When women are included, they are more likely to raise issues that determine whether peace is livable for civilians: protection from violence, accountability for abuses, access to aid and services, livelihoods and the needs of survivors.
When they are excluded, peace processes are more likely to overlook these priorities, weakening accountability and leaving forms of insecurity—especially violence against women—unaddressed.
Yet even as repression intensifies, women are not retreating from public life. Across conflict-affected regions of Colombia, the Democratic Republic of Congo, Sudan, Ukraine, Palestine and beyond, women are building cross-community coalitions to sustain organizing, support participation and mediate violence.
In Libya, recent municipal elections offered a glimpse of what greater inclusion can look like: Thirty women won municipal council seats across 12 municipalities, exceeding the 21 seats reserved for women, and Jamila Al-Lawati became the country’s second woman mayor.

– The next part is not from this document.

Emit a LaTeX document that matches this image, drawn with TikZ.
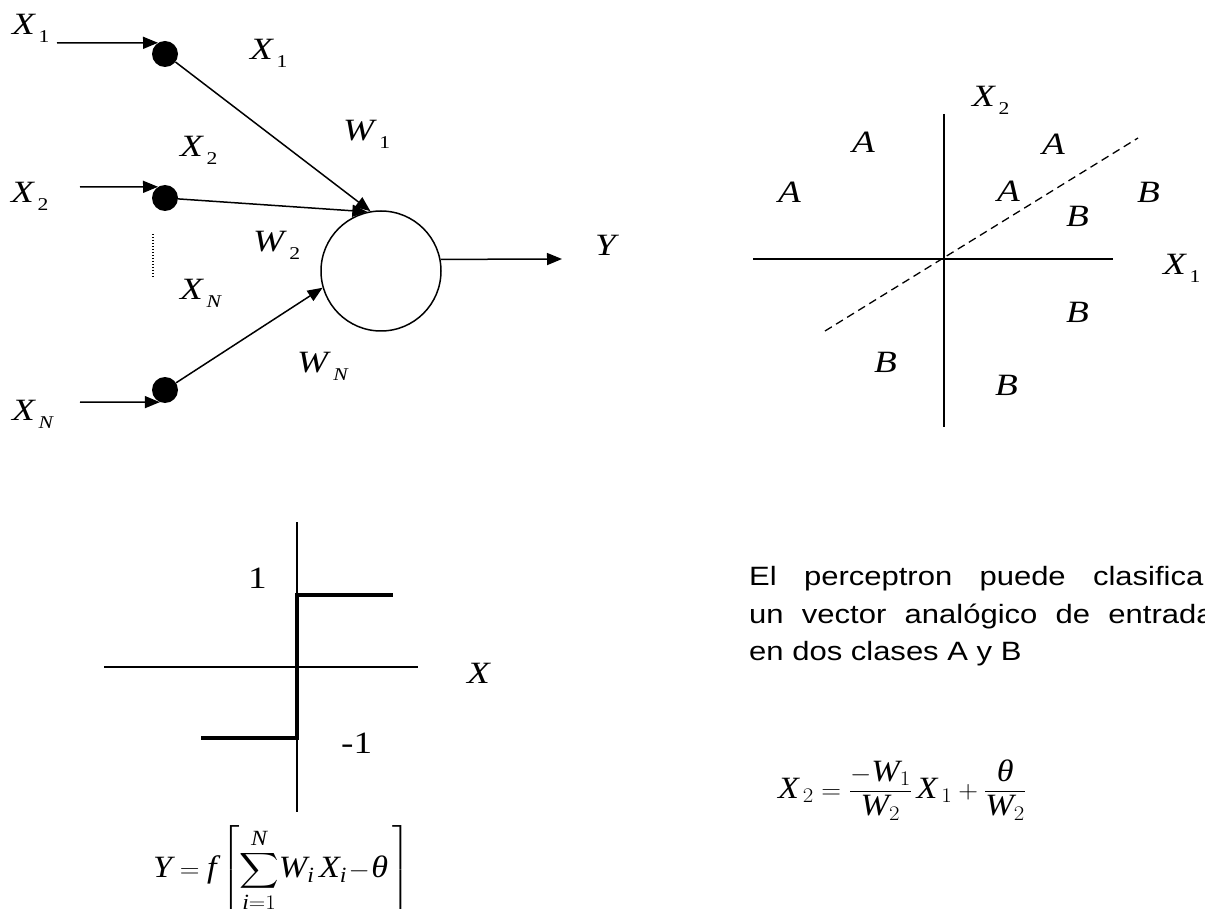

These gains remain fragile, but they show how local political openings can expand women’s leadership in service delivery and community decision-making.

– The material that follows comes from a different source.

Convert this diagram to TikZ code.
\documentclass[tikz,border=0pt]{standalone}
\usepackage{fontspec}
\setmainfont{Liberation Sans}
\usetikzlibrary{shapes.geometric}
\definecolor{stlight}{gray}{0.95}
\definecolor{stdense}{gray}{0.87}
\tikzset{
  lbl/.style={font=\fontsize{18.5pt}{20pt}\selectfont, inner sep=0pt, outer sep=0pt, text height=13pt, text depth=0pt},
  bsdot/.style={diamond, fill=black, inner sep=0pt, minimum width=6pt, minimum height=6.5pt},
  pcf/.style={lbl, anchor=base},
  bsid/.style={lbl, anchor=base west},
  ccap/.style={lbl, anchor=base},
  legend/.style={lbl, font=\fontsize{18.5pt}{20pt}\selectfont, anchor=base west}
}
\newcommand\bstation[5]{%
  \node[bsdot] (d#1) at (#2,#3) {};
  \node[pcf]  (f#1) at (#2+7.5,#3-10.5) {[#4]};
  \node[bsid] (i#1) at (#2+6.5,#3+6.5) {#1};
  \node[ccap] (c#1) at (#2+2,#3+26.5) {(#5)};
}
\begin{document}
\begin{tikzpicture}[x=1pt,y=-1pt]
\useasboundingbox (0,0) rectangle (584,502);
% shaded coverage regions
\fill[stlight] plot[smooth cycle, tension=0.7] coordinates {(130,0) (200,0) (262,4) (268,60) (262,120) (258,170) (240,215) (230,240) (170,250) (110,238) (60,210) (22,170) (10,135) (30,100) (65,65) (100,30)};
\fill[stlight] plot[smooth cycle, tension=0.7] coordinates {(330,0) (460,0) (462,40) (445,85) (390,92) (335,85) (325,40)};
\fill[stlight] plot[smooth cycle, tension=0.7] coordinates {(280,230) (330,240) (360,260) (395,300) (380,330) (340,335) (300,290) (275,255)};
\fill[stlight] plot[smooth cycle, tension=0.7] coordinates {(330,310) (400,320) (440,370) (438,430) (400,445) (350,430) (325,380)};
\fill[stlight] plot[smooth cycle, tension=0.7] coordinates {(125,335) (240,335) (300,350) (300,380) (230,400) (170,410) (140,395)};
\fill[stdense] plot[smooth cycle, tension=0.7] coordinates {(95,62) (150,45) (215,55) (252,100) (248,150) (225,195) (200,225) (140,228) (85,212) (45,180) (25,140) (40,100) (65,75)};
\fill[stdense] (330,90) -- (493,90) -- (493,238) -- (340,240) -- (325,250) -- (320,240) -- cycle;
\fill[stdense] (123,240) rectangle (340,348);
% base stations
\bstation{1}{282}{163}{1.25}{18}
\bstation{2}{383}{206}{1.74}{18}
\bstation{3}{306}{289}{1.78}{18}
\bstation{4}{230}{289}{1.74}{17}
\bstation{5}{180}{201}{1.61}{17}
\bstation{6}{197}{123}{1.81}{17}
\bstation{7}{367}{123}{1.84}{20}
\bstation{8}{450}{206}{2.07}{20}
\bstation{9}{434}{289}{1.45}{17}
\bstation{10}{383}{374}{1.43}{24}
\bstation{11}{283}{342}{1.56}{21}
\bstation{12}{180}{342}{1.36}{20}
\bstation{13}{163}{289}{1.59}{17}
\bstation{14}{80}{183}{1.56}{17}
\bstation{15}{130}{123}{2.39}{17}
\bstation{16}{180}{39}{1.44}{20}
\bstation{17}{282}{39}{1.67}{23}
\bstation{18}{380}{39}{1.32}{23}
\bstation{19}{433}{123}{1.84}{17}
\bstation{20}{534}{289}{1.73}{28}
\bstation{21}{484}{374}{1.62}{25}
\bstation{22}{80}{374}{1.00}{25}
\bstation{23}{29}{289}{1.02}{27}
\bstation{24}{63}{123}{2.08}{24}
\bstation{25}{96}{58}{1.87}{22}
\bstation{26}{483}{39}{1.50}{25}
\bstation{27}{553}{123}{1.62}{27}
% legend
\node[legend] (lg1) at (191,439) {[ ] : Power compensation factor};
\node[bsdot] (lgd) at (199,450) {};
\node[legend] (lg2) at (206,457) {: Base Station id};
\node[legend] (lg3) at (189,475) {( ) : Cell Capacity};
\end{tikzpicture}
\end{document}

The lesson of 2026 is already clear: Political transitions that exclude women may still produce agreements, elections or temporary pauses in violence, but they are less likely to deliver the inclusive security needed for durable peace. Negotiations that sideline women can end immediate conflict while leaving unresolved the inequalities, grievances and protection gaps that make future instability more likely.
If governments and international institutions are serious about preventing violence and building durable peace, women’s participation cannot remain optional. Women must be included now—in ceasefire implementation, election planning, constitutional reform, reconstruction, transitional governance and accountability processes. Anything less is not only a failure of representation. It is a warning sign for the next crisis.